/---
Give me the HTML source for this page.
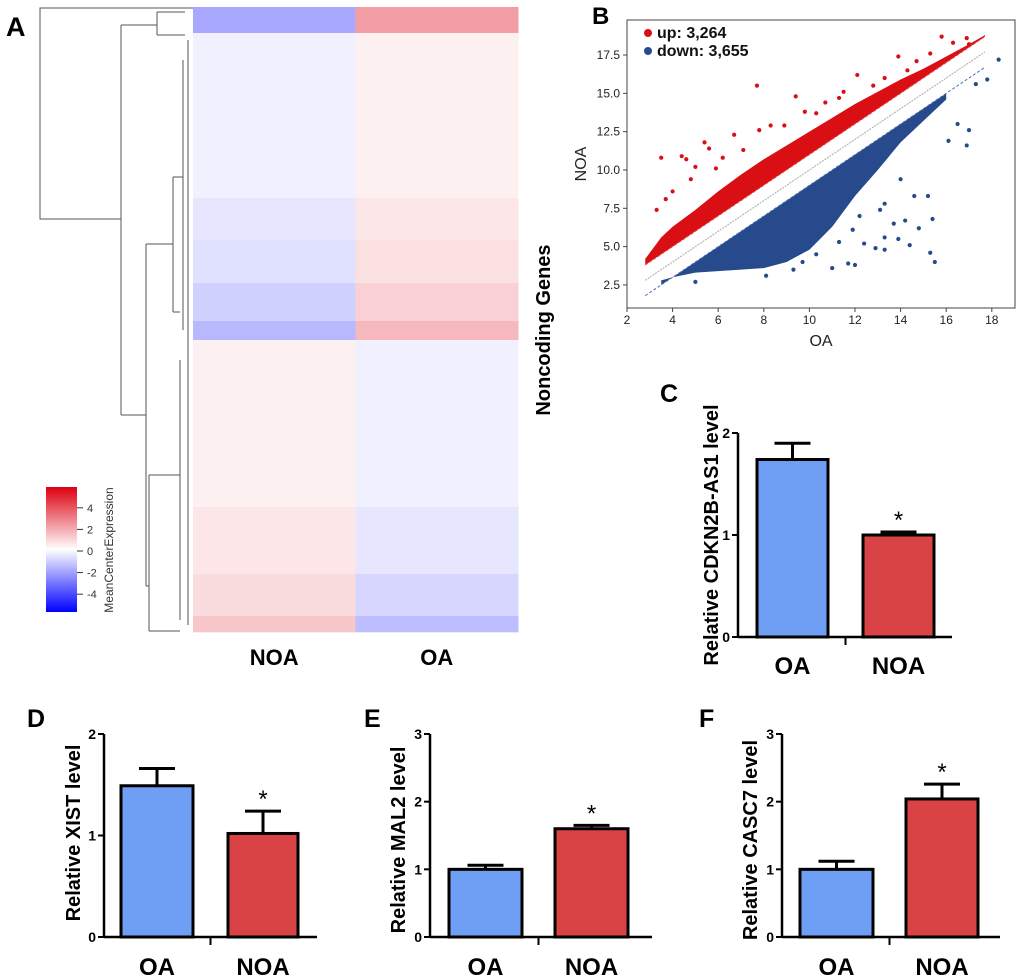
<!DOCTYPE html>
<html><head><meta charset="utf-8">
<style>
html,body{margin:0;padding:0;background:#fff;}
svg{display:block;font-family:"Liberation Sans",Arial,sans-serif;}
</style></head>
<body>
<svg id="fig" width="1020" height="978" viewBox="0 0 1020 978" xmlns="http://www.w3.org/2000/svg">
<defs>
<linearGradient id="cbar" x1="0" y1="1" x2="0" y2="0">
<stop offset="0" stop-color="#0000ff"/><stop offset="0.5" stop-color="#ffffff"/><stop offset="1" stop-color="#dd0010"/>
</linearGradient>
</defs>
<text x="6" y="36" font-size="27" font-weight="bold">A</text>
<text x="592" y="24" font-size="24" font-weight="bold">B</text>
<text x="660" y="402" font-size="25" font-weight="bold">C</text>
<text x="27" y="727" font-size="25" font-weight="bold">D</text>
<text x="364" y="727" font-size="25" font-weight="bold">E</text>
<text x="699" y="727" font-size="25" font-weight="bold">F</text>
<g id="heat"></g>
<g id="dendro" stroke="#555" stroke-width="1" fill="none"></g>
<g id="cbarg"></g>
<g id="scatter"></g>
<g id="bars"></g>
</svg>
<script>
// ---------- Heatmap data ----------
const heatSegmentSizes = [26, 165, 42, 43, 38, 19, 167, 67, 42, 16];
const heatNOA = [-1.7, -0.3, -0.5, -0.6, -0.9, -1.4, 0.3, 0.5, 0.7, 1.1];
const heatOA  = [1.9, 0.3, 0.5, 0.6, 0.9, 1.4, -0.3, -0.5, -0.8, -1.3];
const heatColumns = ['NOA', 'OA'];
const colorTicks = [4, 2, 0, -2, -4];

// ---------- Scatter data ----------
const scatterXTicks = [2, 4, 6, 8, 10, 12, 14, 16, 18];
const scatterYTicks = [2.5, 5.0, 7.5, 10.0, 12.5, 15.0, 17.5];
const upBandX    = [2.8, 3.5, 4, 5, 6, 7, 8, 9, 10, 11, 12, 13, 14, 15, 16, 17, 17.7];
const upBandHigh = [4.2, 5.6, 6.3, 7.4, 8.6, 9.7, 10.7, 11.6, 12.5, 13.4, 14.3, 15.1, 15.9, 16.6, 17.4, 18.2, 18.8];
const downBandX   = [3.5, 4, 5, 6, 7, 8, 9, 10, 11, 12, 13, 14, 15, 16];
const downBandLow = [2.8, 3.0, 3.3, 3.4, 3.5, 3.6, 4.0, 4.8, 6.3, 8.3, 10.0, 11.8, 13.2, 14.6];
const upOutX = [3.5,4.4,4.6,5.4,5.6,6.7,7.7,9.4,9.8,8.3,7.8,6.2,5.0,4.0,3.7,3.3,12.1,13.9,15.8,16.3,17.0,13.3,14.3,14.7,10.7,11.3,11.5,4.8,5.9,7.1,8.9,10.3,12.8,15.3,16.9];
const upOutY = [10.8,10.9,10.7,11.8,11.4,12.3,15.5,14.8,13.8,12.9,12.6,10.8,10.2,8.6,8.1,7.4,16.2,17.4,18.7,18.3,18.2,16.0,16.5,17.1,14.4,14.7,15.1,9.4,10.1,11.3,12.9,13.7,15.5,17.6,18.6];
const downOutX = [15.5,15.3,14.4,13.9,13.3,12.4,12.0,11.7,11.0,8.1,5.0,15.2,14.8,14.6,15.4,14.2,13.7,13.3,11.9,16.9,17.0,16.1,16.5,17.8,18.3,17.3,13.3,12.5,11.8,10.8,10.3,9.7,9.3,12.9,13.1,14.0,10.1,11.3,12.2];
const downOutY = [4.0,4.6,5.1,5.5,4.8,5.2,3.8,3.9,3.6,3.1,2.7,8.3,6.2,8.3,6.8,6.7,6.5,5.6,6.1,11.6,12.6,11.9,13.0,15.9,17.2,15.6,7.8,9.5,8.4,6.6,4.5,4.0,3.5,4.9,7.4,9.4,5.6,5.3,7.0];
const foldLines = [1, 0, -1];

// ---------- Bar chart data ----------
const barCategories = ['OA', 'NOA'];
const cMeans = [1.74, 1.00]; const cErr = [0.16, 0.03];
const dMeans = [1.49, 1.02]; const dErr = [0.17, 0.22];
const eMeans = [1.00, 1.60]; const eErr = [0.06, 0.05];
const fMeans = [1.00, 2.04]; const fErr = [0.12, 0.22];
const cTicks = [0, 1, 2]; const dTicks = [0, 1, 2];
const eTicks = [0, 1, 2, 3]; const fTicks = [0, 1, 2, 3];

const NS = 'http://www.w3.org/2000/svg';
function mk(tag, attrs, parent) {
  const e = document.createElementNS(NS, tag);
  for (const k in attrs) e.setAttribute(k, attrs[k]);
  parent.appendChild(e);
  return e;
}
function heatColor(v) {
  const t = Math.min(Math.abs(v) / 5, 1);
  if (v >= 0) return `rgb(${Math.round(255 - 35 * t)},${Math.round(255 - 255 * t)},${Math.round(255 - 239 * t)})`;
  return `rgb(${Math.round(255 - 255 * t)},${Math.round(255 - 255 * t)},255)`;
}

// ---------- Heatmap ----------
(function () {
  const g = document.getElementById('heat');
  const x0 = 193, x1 = 518, y0 = 7, y1 = 632;
  const colW = (x1 - x0) / heatColumns.length;
  const total = heatSegmentSizes.reduce((a, b) => a + b, 0);
  const yS = v => y0 + (v / total) * (y1 - y0);
  let acc = 0;
  heatSegmentSizes.forEach((s, i) => {
    const vals = [heatNOA[i], heatOA[i]];
    vals.forEach((v, c) => {
      const r = mk('rect', { x: x0 + c * colW, y: yS(acc), width: colW + 0.5, height: yS(acc + s) - yS(acc) + 0.3, fill: heatColor(v) }, g);
      
      
    });
    acc += s;
  });
  heatColumns.forEach((c, i) => {
    const t = mk('text', { x: x0 + colW * (i + 0.5), y: 665, 'font-size': 22, 'font-weight': 'bold', 'text-anchor': 'middle' }, g);
    t.textContent = c;
    
    
  });
  const yt = mk('text', { x: 550, y: 330, 'font-size': 20, 'font-weight': 'bold', 'text-anchor': 'middle', transform: 'rotate(-90 550 330)' }, g);
  yt.textContent = 'Noncoding Genes';
  
  

  const d = document.getElementById('dendro');
  const segs = [
    'M193 8 H40 V219 H121', 'M121 25 V415', 'M121 25 H157 M157 12 V35 M157 12 H185 M157 35 H185',
    'M121 415 H146', 'M146 244 V586', 'M146 244 H173 M173 177 V312 M173 177 H183 M173 312 H180',
    'M146 586 H149 M149 475 V631 M149 475 H180 M149 631 H180',
    'M183 60 V330 M180 360 V620 M188 40 V625'
  ];
  segs.forEach(p => mk('path', { d: p }, d));

  const cb = document.getElementById('cbarg');
  const r = mk('rect', { x: 46, y: 487, width: 31, height: 125, fill: 'url(#cbar)' }, cb);
  
  
  const cy = v => 551 - v * 10.8;
  colorTicks.forEach(v => {
    mk('line', { x1: 77, x2: 83, y1: cy(v), y2: cy(v), stroke: '#333', 'stroke-width': 1 }, cb);
    const t = mk('text', { x: 87, y: cy(v) + 4, 'font-size': 11, fill: '#333' }, cb);
    t.textContent = v;
    
    
  });
  const ct = mk('text', { x: 113, y: 550, 'font-size': 12, fill: '#333', 'text-anchor': 'middle', transform: 'rotate(-90 113 550)' }, cb);
  ct.textContent = 'MeanCenterExpression';
  
  
})();

// ---------- Scatter ----------
(function () {
  const g = document.getElementById('scatter');
  const sx = v => 627 + (v - 2) * 22.8;
  const sy = v => 55 + (17.5 - v) * 15.33;
  const frame = mk('rect', { x: 627, y: 20, width: 388, height: 288, fill: 'none', stroke: '#444', 'stroke-width': 1 }, g);
  
  
  scatterXTicks.forEach(v => {
    mk('line', { x1: sx(v), x2: sx(v), y1: 308, y2: 312, stroke: '#444' }, g);
    const t = mk('text', { x: sx(v), y: 324, 'font-size': 12, 'text-anchor': 'middle', fill: '#222' }, g);
    t.textContent = v;
    
    
  });
  scatterYTicks.forEach(v => {
    mk('line', { x1: 623, x2: 627, y1: sy(v), y2: sy(v), stroke: '#444' }, g);
    const t = mk('text', { x: 620, y: sy(v) + 4, 'font-size': 12, 'text-anchor': 'end', fill: '#222' }, g);
    t.textContent = v.toFixed(1);
    
    
  });
  const xl = mk('text', { x: 821, y: 346, 'font-size': 16, 'text-anchor': 'middle', fill: '#222' }, g);
  xl.textContent = 'OA';
  
  
  const yl = mk('text', { x: 586, y: 164, 'font-size': 16, 'text-anchor': 'middle', fill: '#222', transform: 'rotate(-90 586 164)' }, g);
  yl.textContent = 'NOA';
  
  

  let p = upBandX.map((x, i) => sx(x) + ',' + sy(upBandHigh[i]));
  p = p.concat(upBandX.slice().reverse().map(x => sx(x) + ',' + sy(x + 1)));
  const ub = mk('polygon', { points: p.join(' '), fill: '#d90f14' }, g);
  
  
  let q = downBandX.map(x => sx(x) + ',' + sy(x - 1));
  q = q.concat(downBandX.slice().reverse().map((x, i) => sx(x) + ',' + sy(downBandLow[downBandX.length - 1 - i])));
  const db = mk('polygon', { points: q.join(' '), fill: '#274a8c' }, g);
  
  
  upOutX.forEach((x, i) => {
    const c = mk('circle', { cx: sx(x), cy: sy(upOutY[i]), r: 2.1, fill: '#d90f14' }, g);
    
    
  });
  downOutX.forEach((x, i) => {
    const c = mk('circle', { cx: sx(x), cy: sy(downOutY[i]), r: 2.1, fill: '#274a8c' }, g);
    
    
  });
  const lc = ['#e05050', '#aaaaaa', '#5070b0'];
  foldLines.forEach((o, i) => {
    const l = mk('line', { x1: sx(2.8), y1: sy(2.8 + o), x2: sx(17.7), y2: sy(17.7 + o), stroke: lc[i], 'stroke-width': 1, 'stroke-dasharray': i === 1 ? '2,1' : '3,2' }, g);
    
    
  });
  const leg = [['#d90f14', 'up: 3,264', 38], ['#274a8c', 'down: 3,655', 56]];
  leg.forEach(([col, txt, y]) => {
    const c = mk('circle', { cx: 648, cy: y - 5, r: 4, fill: col }, g);
    
    
    const t = mk('text', { x: 657, y: y, 'font-size': 16, 'font-weight': 'bold', fill: '#111' }, g);
    t.textContent = txt;
    
    
  });
})();

// ---------- Bar charts ----------
function barChart(id, cfg, means, errs, ticks) {
  const g = mk('g', {}, document.getElementById('bars'));
  
  
  const ymax = ticks[ticks.length - 1];
  const sy = v => cfg.y0 - (v / ymax) * (cfg.y0 - cfg.yTop);
  means.forEach((m, i) => {
    const [bx0, bx1] = cfg.bars[i];
    const cx = (bx0 + bx1) / 2;
    const top = sy(m + errs[i]);
    mk('line', { x1: cx, x2: cx, y1: sy(m), y2: top, stroke: '#000', 'stroke-width': 3 }, g);
    mk('line', { x1: cx - 18, x2: cx + 18, y1: top, y2: top, stroke: '#000', 'stroke-width': 3 }, g);
    const r = mk('rect', { x: bx0, y: sy(m), width: bx1 - bx0, height: cfg.y0 - sy(m), fill: i === 0 ? '#6f9ef5' : '#d94345', stroke: '#000', 'stroke-width': 3 }, g);
    
    
    const t = mk('text', { x: cx, y: cfg.labelY, 'font-size': 24, 'font-weight': 'bold', 'text-anchor': 'middle' }, g);
    t.textContent = barCategories[i];
    
    
    if (i === 1) {
      const s = mk('text', { x: cx, y: top - 4, 'font-size': 24, 'text-anchor': 'middle' }, g);
      s.textContent = '*';
      
      
    }
  });
  mk('line', { x1: cfg.ax, x2: cfg.ax, y1: cfg.yTop, y2: cfg.y0 + 1, stroke: '#000', 'stroke-width': 2.5 }, g);
  mk('line', { x1: cfg.ax, x2: cfg.axEnd, y1: cfg.y0, y2: cfg.y0, stroke: '#000', 'stroke-width': 2.5 }, g);
  const mid = (cfg.bars[0][1] + cfg.bars[1][0]) / 2;
  mk('line', { x1: mid, x2: mid, y1: cfg.y0, y2: cfg.y0 + 8, stroke: '#000', 'stroke-width': 2 }, g);
  ticks.forEach(v => {
    mk('line', { x1: cfg.ax - 6, x2: cfg.ax, y1: sy(v), y2: sy(v), stroke: '#000', 'stroke-width': 2 }, g);
    const t = mk('text', { x: cfg.ax - 8, y: sy(v) + 5, 'font-size': 14, 'font-weight': 'bold', 'text-anchor': 'end' }, g);
    t.textContent = v;
    
    
  });
  const ty = mk('text', { x: cfg.titleX, y: cfg.titleY, 'font-size': 20, 'font-weight': 'bold', 'text-anchor': 'middle', transform: `rotate(-90 ${cfg.titleX} ${cfg.titleY})` }, g);
  ty.textContent = cfg.title;
  
  
}
barChart('bar-chart-c', { ax: 738, axEnd: 952, y0: 637, yTop: 433, bars: [[757, 828], [863, 934]], labelY: 674, titleX: 718, titleY: 535, title: 'Relative CDKN2B-AS1 level' }, cMeans, cErr, cTicks);
barChart('bar-chart-d', { ax: 104, axEnd: 317, y0: 937, yTop: 734, bars: [[121, 193], [228, 298]], labelY: 975, titleX: 80, titleY: 833, title: 'Relative XIST level' }, dMeans, dErr, dTicks);
barChart('bar-chart-e', { ax: 430, axEnd: 652, y0: 937, yTop: 734, bars: [[449, 522], [555, 628]], labelY: 975, titleX: 405, titleY: 840, title: 'Relative MAL2 level' }, eMeans, eErr, eTicks);
barChart('bar-chart-f', { ax: 782, axEnd: 1000, y0: 937, yTop: 734, bars: [[800, 873], [906, 978]], labelY: 975, titleX: 757, titleY: 840, title: 'Relative CASC7 level' }, fMeans, fErr, fTicks);
</script>
</body></html>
\---
In the data above, please extract the lines from the first one through the line with "const colorTicks = [4, 2, 0, -2, -4];", exactly, and keep pictures out.

• _WORKED ANSWER_:
Give me the HTML source for this page.
<!DOCTYPE html>
<html><head><meta charset="utf-8">
<style>
html,body{margin:0;padding:0;background:#fff;}
svg{display:block;font-family:"Liberation Sans",Arial,sans-serif;}
</style></head>
<body>
<svg id="fig" width="1020" height="978" viewBox="0 0 1020 978" xmlns="http://www.w3.org/2000/svg">
<defs>
<linearGradient id="cbar" x1="0" y1="1" x2="0" y2="0">
<stop offset="0" stop-color="#0000ff"/><stop offset="0.5" stop-color="#ffffff"/><stop offset="1" stop-color="#dd0010"/>
</linearGradient>
</defs>
<text x="6" y="36" font-size="27" font-weight="bold">A</text>
<text x="592" y="24" font-size="24" font-weight="bold">B</text>
<text x="660" y="402" font-size="25" font-weight="bold">C</text>
<text x="27" y="727" font-size="25" font-weight="bold">D</text>
<text x="364" y="727" font-size="25" font-weight="bold">E</text>
<text x="699" y="727" font-size="25" font-weight="bold">F</text>
<g id="heat"></g>
<g id="dendro" stroke="#555" stroke-width="1" fill="none"></g>
<g id="cbarg"></g>
<g id="scatter"></g>
<g id="bars"></g>
</svg>
<script>
// ---------- Heatmap data ----------
const heatSegmentSizes = [26, 165, 42, 43, 38, 19, 167, 67, 42, 16];
const heatNOA = [-1.7, -0.3, -0.5, -0.6, -0.9, -1.4, 0.3, 0.5, 0.7, 1.1];
const heatOA  = [1.9, 0.3, 0.5, 0.6, 0.9, 1.4, -0.3, -0.5, -0.8, -1.3];
const heatColumns = ['NOA', 'OA'];
const colorTicks = [4, 2, 0, -2, -4];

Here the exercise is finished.